PROBLEM TO WORK ON →
Extract the listing below in full, unchanged.

Raw records →
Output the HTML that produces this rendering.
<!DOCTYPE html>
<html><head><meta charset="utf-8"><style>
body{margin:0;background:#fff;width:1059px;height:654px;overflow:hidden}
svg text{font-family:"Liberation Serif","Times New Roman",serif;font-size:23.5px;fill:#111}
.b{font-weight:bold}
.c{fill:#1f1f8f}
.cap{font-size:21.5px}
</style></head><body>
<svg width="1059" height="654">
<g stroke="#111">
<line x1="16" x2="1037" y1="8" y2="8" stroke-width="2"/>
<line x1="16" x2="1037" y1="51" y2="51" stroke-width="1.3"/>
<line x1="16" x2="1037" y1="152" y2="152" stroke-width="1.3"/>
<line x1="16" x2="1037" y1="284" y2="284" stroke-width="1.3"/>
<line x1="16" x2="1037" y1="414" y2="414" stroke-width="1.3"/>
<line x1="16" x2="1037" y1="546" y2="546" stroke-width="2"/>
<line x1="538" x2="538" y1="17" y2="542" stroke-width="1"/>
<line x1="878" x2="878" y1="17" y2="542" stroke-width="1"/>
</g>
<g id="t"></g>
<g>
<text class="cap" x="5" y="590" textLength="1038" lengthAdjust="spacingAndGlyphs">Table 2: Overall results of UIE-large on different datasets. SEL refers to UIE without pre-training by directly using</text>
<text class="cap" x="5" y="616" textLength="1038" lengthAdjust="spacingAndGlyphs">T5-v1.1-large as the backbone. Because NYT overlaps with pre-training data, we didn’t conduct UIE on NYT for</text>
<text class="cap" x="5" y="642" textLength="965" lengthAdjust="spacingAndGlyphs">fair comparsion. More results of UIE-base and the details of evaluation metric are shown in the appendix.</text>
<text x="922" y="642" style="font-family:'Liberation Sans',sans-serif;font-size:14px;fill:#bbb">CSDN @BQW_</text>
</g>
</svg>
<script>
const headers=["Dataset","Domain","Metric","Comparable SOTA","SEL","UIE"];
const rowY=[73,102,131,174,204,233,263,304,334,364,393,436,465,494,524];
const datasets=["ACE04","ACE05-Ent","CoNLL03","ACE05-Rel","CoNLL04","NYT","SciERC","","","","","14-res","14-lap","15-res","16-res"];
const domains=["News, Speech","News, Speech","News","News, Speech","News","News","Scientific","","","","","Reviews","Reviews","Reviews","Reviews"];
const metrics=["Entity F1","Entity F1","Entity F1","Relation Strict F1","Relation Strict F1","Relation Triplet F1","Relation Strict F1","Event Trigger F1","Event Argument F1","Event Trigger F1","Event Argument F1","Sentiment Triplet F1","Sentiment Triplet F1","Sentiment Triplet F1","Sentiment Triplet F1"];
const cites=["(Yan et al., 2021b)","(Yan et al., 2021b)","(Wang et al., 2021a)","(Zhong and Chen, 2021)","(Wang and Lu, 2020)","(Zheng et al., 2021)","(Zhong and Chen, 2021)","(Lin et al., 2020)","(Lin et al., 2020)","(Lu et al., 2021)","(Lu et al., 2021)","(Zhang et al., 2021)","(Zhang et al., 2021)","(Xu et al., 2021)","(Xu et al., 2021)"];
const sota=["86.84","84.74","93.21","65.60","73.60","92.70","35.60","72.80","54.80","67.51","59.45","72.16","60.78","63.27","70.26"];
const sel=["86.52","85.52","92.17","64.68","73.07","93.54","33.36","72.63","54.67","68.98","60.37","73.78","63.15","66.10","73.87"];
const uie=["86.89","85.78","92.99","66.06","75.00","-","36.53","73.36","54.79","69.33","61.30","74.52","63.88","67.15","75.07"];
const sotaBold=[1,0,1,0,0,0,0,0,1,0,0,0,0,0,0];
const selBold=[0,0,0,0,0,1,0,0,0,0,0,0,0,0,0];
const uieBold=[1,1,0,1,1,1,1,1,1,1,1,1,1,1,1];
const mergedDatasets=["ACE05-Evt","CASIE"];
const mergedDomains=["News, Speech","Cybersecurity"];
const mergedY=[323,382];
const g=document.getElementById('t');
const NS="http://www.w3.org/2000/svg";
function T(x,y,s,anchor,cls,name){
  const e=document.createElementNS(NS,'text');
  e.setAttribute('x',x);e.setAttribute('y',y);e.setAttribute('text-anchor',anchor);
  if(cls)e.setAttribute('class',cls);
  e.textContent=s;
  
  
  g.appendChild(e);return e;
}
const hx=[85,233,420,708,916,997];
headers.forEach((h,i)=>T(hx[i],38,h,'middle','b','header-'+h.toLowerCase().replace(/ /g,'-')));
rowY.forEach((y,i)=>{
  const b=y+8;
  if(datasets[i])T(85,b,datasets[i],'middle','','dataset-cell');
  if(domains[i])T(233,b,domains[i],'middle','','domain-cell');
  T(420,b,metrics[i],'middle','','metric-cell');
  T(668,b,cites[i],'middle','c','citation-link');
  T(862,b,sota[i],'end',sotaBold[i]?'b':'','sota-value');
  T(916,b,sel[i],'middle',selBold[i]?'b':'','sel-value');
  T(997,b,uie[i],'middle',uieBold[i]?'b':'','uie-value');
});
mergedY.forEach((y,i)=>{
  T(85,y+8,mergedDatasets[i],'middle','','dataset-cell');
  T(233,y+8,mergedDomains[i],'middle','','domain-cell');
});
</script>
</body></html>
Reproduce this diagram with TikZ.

WRITTEN RESPONSE →
Output the HTML that produces this rendering.
<!DOCTYPE html>
<html><head><meta charset="utf-8"><style>
body{margin:0;background:#fff;width:1059px;height:654px;overflow:hidden}
svg text{font-family:"Liberation Serif","Times New Roman",serif;font-size:23.5px;fill:#111}
.b{font-weight:bold}
.c{fill:#1f1f8f}
.cap{font-size:21.5px}
</style></head><body>
<svg width="1059" height="654">
<g stroke="#111">
<line x1="16" x2="1037" y1="8" y2="8" stroke-width="2"/>
<line x1="16" x2="1037" y1="51" y2="51" stroke-width="1.3"/>
<line x1="16" x2="1037" y1="152" y2="152" stroke-width="1.3"/>
<line x1="16" x2="1037" y1="284" y2="284" stroke-width="1.3"/>
<line x1="16" x2="1037" y1="414" y2="414" stroke-width="1.3"/>
<line x1="16" x2="1037" y1="546" y2="546" stroke-width="2"/>
<line x1="538" x2="538" y1="17" y2="542" stroke-width="1"/>
<line x1="878" x2="878" y1="17" y2="542" stroke-width="1"/>
</g>
<g id="t"></g>
<g>
<text class="cap" x="5" y="590" textLength="1038" lengthAdjust="spacingAndGlyphs">Table 2: Overall results of UIE-large on different datasets. SEL refers to UIE without pre-training by directly using</text>
<text class="cap" x="5" y="616" textLength="1038" lengthAdjust="spacingAndGlyphs">T5-v1.1-large as the backbone. Because NYT overlaps with pre-training data, we didn’t conduct UIE on NYT for</text>
<text class="cap" x="5" y="642" textLength="965" lengthAdjust="spacingAndGlyphs">fair comparsion. More results of UIE-base and the details of evaluation metric are shown in the appendix.</text>
<text x="922" y="642" style="font-family:'Liberation Sans',sans-serif;font-size:14px;fill:#bbb">CSDN @BQW_</text>
</g>
</svg>
<script>
const headers=["Dataset","Domain","Metric","Comparable SOTA","SEL","UIE"];
const rowY=[73,102,131,174,204,233,263,304,334,364,393,436,465,494,524];
const datasets=["ACE04","ACE05-Ent","CoNLL03","ACE05-Rel","CoNLL04","NYT","SciERC","","","","","14-res","14-lap","15-res","16-res"];
const domains=["News, Speech","News, Speech","News","News, Speech","News","News","Scientific","","","","","Reviews","Reviews","Reviews","Reviews"];
const metrics=["Entity F1","Entity F1","Entity F1","Relation Strict F1","Relation Strict F1","Relation Triplet F1","Relation Strict F1","Event Trigger F1","Event Argument F1","Event Trigger F1","Event Argument F1","Sentiment Triplet F1","Sentiment Triplet F1","Sentiment Triplet F1","Sentiment Triplet F1"];
const cites=["(Yan et al., 2021b)","(Yan et al., 2021b)","(Wang et al., 2021a)","(Zhong and Chen, 2021)","(Wang and Lu, 2020)","(Zheng et al., 2021)","(Zhong and Chen, 2021)","(Lin et al., 2020)","(Lin et al., 2020)","(Lu et al., 2021)","(Lu et al., 2021)","(Zhang et al., 2021)","(Zhang et al., 2021)","(Xu et al., 2021)","(Xu et al., 2021)"];
const sota=["86.84","84.74","93.21","65.60","73.60","92.70","35.60","72.80","54.80","67.51","59.45","72.16","60.78","63.27","70.26"];
const sel=["86.52","85.52","92.17","64.68","73.07","93.54","33.36","72.63","54.67","68.98","60.37","73.78","63.15","66.10","73.87"];
const uie=["86.89","85.78","92.99","66.06","75.00","-","36.53","73.36","54.79","69.33","61.30","74.52","63.88","67.15","75.07"];
const sotaBold=[1,0,1,0,0,0,0,0,1,0,0,0,0,0,0];
const selBold=[0,0,0,0,0,1,0,0,0,0,0,0,0,0,0];
const uieBold=[1,1,0,1,1,1,1,1,1,1,1,1,1,1,1];
const mergedDatasets=["ACE05-Evt","CASIE"];
const mergedDomains=["News, Speech","Cybersecurity"];
const mergedY=[323,382];
const g=document.getElementById('t');
const NS="http://www.w3.org/2000/svg";
function T(x,y,s,anchor,cls,name){
  const e=document.createElementNS(NS,'text');
  e.setAttribute('x',x);e.setAttribute('y',y);e.setAttribute('text-anchor',anchor);
  if(cls)e.setAttribute('class',cls);
  e.textContent=s;
  
  
  g.appendChild(e);return e;
}
const hx=[85,233,420,708,916,997];
headers.forEach((h,i)=>T(hx[i],38,h,'middle','b','header-'+h.toLowerCase().replace(/ /g,'-')));
rowY.forEach((y,i)=>{
  const b=y+8;
  if(datasets[i])T(85,b,datasets[i],'middle','','dataset-cell');
  if(domains[i])T(233,b,domains[i],'middle','','domain-cell');
  T(420,b,metrics[i],'middle','','metric-cell');
  T(668,b,cites[i],'middle','c','citation-link');
  T(862,b,sota[i],'end',sotaBold[i]?'b':'','sota-value');
  T(916,b,sel[i],'middle',selBold[i]?'b':'','sel-value');
  T(997,b,uie[i],'middle',uieBold[i]?'b':'','uie-value');
});
mergedY.forEach((y,i)=>{
  T(85,y+8,mergedDatasets[i],'middle','','dataset-cell');
  T(233,y+8,mergedDomains[i],'middle','','domain-cell');
});
</script>
</body></html>
Reproduce this diagram with TikZ.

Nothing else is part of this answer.